Your task:
Return the listing below verbatim. Pictures do not belong in the copy.

-- Start Data excerpt --

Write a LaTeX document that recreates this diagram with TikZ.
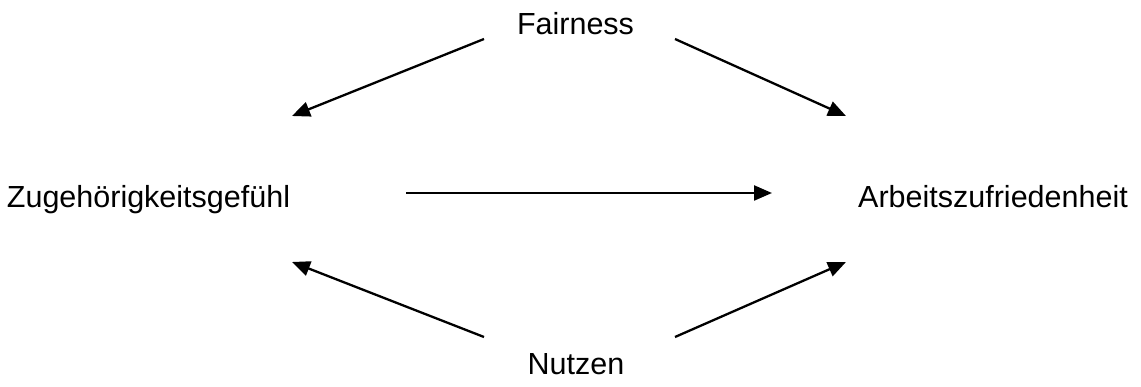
\documentclass[tikz,border=0pt]{standalone}
\usepackage{fontspec}
\setmainfont{Liberation Sans}
\usetikzlibrary{arrows.meta}
\begin{document}
\begin{tikzpicture}[x=1pt,y=-1pt,
  lbl/.style={inner sep=0pt,anchor=base,font=\fontsize{30.5}{36}\selectfont},
  conn/.style={line width=2.3pt,-{Triangle[length=18pt,width=15pt]}}]
\useasboundingbox (0,0) rectangle (1141,387);
\node[lbl] (fair) at (575.5,35) {Fairness};
\node[lbl] (zug) at (148.5,208) {Zugehörigkeitsgefühl};
\node[lbl] (arb) at (993,208) {Arbeitszufriedenheit};
\node[lbl] (nutz) at (576,374) {Nutzen};
\coordinate (fL) at (484,39);
\coordinate (fR) at (675,39);
\coordinate (zT) at (292,116);
\coordinate (aT) at (846,116);
\coordinate (zR) at (406,193);
\coordinate (aL) at (772,193);
\coordinate (zB) at (292,262);
\coordinate (aB) at (846,262);
\coordinate (nL) at (484,337);
\coordinate (nR) at (675,337);
\draw[conn] (fL) -- (zT);
\draw[conn] (fR) -- (aT);
\draw[conn] (zR) -- (aL);
\draw[conn] (nL) -- (zB);
\draw[conn] (nR) -- (aB);
\end{tikzpicture}
\end{document}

-- End Data excerpt --

Answer below:
Write a LaTeX document that recreates this diagram with TikZ.
\documentclass[tikz,border=0pt]{standalone}
\usepackage{fontspec}
\setmainfont{Liberation Sans}
\usetikzlibrary{arrows.meta}
\begin{document}
\begin{tikzpicture}[x=1pt,y=-1pt,
  lbl/.style={inner sep=0pt,anchor=base,font=\fontsize{30.5}{36}\selectfont},
  conn/.style={line width=2.3pt,-{Triangle[length=18pt,width=15pt]}}]
\useasboundingbox (0,0) rectangle (1141,387);
\node[lbl] (fair) at (575.5,35) {Fairness};
\node[lbl] (zug) at (148.5,208) {Zugehörigkeitsgefühl};
\node[lbl] (arb) at (993,208) {Arbeitszufriedenheit};
\node[lbl] (nutz) at (576,374) {Nutzen};
\coordinate (fL) at (484,39);
\coordinate (fR) at (675,39);
\coordinate (zT) at (292,116);
\coordinate (aT) at (846,116);
\coordinate (zR) at (406,193);
\coordinate (aL) at (772,193);
\coordinate (zB) at (292,262);
\coordinate (aB) at (846,262);
\coordinate (nL) at (484,337);
\coordinate (nR) at (675,337);
\draw[conn] (fL) -- (zT);
\draw[conn] (fR) -- (aT);
\draw[conn] (zR) -- (aL);
\draw[conn] (nL) -- (zB);
\draw[conn] (nR) -- (aB);
\end{tikzpicture}
\end{document}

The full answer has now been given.